The Graduate Lecturer Academic Appointment System (GLAAS) project recently instituted at UC Merced has drawn rave reviews from those involved on the campus, as well as a panel at a the University of California Computing Services Conference held July 12 in Santa Cruz. GLAAS was given honorable mention by the Larry L. Sautter awards committee, just the second time a UC Merced project has been selected.
The project, which culminated in an online tool that helps various schools and academic payroll offices manage hiring, was spearheaded by the UCM Office of Information Technology at UC Merced. The GLAAS team included technical staff Roger Borges, Raj Paneer and Mohammad Zaidi, and manager Jose Magana.
According to Borges, the project required very close collaboration between faculty and the OIT department. “Staff understood that this was a good thing for them; they were very cooperative and contributed,” Borges said. “If it wasn’t for them we wouldn’t have been able to do as good of a job.”
GLAAS promotes standard business processes and workflows and standardized document templates used by different schools across multiple academic teams. “The success of the project has helped the relationship between OIT and staff,” Zaidi said. “It bonds us closer with the academic side of the house. They wish projects worked more like GLAAS. They have a more positive feeling about us.”
The GLAAS project was on the university’s “to-do” list and was approved at the end of 2014. The Director of Academic Personnel Office (APO) came to OIT to ask for a way to automate the manual practice for hiring for academic positions. Work went into exploring different practices; the GLAAS team learned there was not a standard hiring process across the school. The GLAAS team brought together different departments in an effort to learn the commonality of their work. The team helped develop a standardized process, which allowed them to develop a web application.
The web application is maintained by the Academic Personnel Office, and automates and electronically tracks appointments. It also automates and promotes paperless communication. The establishment of GLAAS improved the automation process and standardized business process flows, resulting in a much more efficient system.

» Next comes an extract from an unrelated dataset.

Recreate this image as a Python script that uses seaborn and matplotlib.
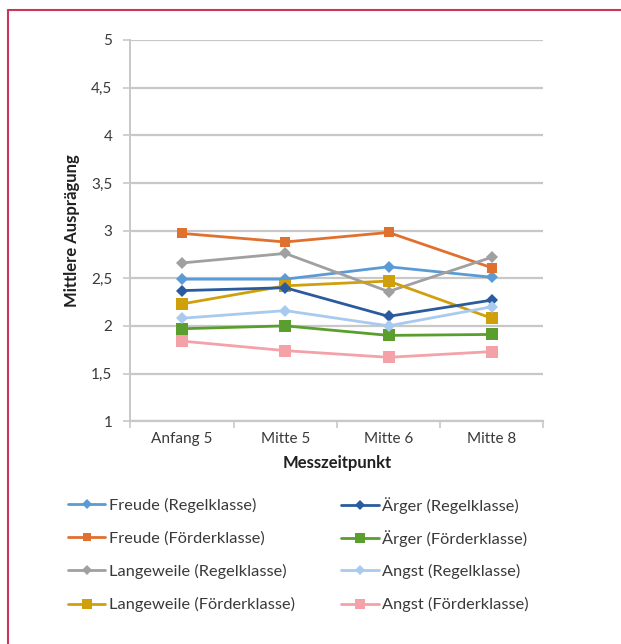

GLAAS has helped UC Merced move toward its goal of being a green campus. For example, the APO had a manual hiring process — research of each of the appointments was paper-based and then archived. GLAAS now allows for digital archiving, making the process almost completely paperless. With more than 800 appointments per year, the process was time-consuming, the GLAAS system has significantly reduced the amount of time spent on the hiring process.